REQUEST =>
Reproduce the material that follows, please, but only from its first line to the line containing "const yTicks = [80, 90, 100, 110, 120, 130, 140];", inclusive.

SOURCE MATERIAL =>
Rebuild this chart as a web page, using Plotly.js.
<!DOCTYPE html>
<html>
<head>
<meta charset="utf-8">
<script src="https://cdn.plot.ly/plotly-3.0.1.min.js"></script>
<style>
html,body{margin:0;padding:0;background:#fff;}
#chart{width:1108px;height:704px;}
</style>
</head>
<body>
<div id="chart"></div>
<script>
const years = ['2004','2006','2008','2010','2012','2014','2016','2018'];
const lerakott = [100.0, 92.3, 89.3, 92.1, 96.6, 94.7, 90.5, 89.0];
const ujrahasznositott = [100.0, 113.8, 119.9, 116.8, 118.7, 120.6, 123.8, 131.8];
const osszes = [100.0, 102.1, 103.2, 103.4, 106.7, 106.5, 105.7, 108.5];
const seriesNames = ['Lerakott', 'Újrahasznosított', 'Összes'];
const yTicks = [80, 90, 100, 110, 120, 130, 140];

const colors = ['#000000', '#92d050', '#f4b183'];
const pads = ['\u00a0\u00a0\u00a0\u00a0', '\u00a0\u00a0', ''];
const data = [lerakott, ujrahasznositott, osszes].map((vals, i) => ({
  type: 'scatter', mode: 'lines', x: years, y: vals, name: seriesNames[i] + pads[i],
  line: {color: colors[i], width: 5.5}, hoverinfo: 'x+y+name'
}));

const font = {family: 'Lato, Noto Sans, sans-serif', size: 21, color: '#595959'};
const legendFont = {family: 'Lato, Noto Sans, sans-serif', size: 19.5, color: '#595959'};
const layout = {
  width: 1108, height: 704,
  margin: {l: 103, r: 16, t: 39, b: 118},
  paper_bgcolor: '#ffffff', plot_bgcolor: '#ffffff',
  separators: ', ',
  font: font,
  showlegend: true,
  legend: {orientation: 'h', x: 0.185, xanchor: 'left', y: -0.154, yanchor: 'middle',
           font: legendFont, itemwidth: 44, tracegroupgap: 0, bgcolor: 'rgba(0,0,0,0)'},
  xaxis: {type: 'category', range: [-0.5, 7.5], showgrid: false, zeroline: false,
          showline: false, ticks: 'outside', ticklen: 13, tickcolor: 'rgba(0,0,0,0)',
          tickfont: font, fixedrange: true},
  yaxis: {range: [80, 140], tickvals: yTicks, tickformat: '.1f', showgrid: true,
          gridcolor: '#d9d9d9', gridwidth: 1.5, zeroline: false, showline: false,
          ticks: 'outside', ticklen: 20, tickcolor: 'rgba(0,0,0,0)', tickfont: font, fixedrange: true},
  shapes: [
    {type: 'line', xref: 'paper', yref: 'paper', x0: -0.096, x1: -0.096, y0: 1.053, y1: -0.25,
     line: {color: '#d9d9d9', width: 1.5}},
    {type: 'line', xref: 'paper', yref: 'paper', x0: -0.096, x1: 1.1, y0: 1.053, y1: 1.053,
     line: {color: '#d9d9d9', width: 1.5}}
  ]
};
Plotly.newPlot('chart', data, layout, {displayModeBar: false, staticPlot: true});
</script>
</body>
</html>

RIGHT ANSWER =>
Rebuild this chart as a web page, using Plotly.js.
<!DOCTYPE html>
<html>
<head>
<meta charset="utf-8">
<script src="https://cdn.plot.ly/plotly-3.0.1.min.js"></script>
<style>
html,body{margin:0;padding:0;background:#fff;}
#chart{width:1108px;height:704px;}
</style>
</head>
<body>
<div id="chart"></div>
<script>
const years = ['2004','2006','2008','2010','2012','2014','2016','2018'];
const lerakott = [100.0, 92.3, 89.3, 92.1, 96.6, 94.7, 90.5, 89.0];
const ujrahasznositott = [100.0, 113.8, 119.9, 116.8, 118.7, 120.6, 123.8, 131.8];
const osszes = [100.0, 102.1, 103.2, 103.4, 106.7, 106.5, 105.7, 108.5];
const seriesNames = ['Lerakott', 'Újrahasznosított', 'Összes'];
const yTicks = [80, 90, 100, 110, 120, 130, 140];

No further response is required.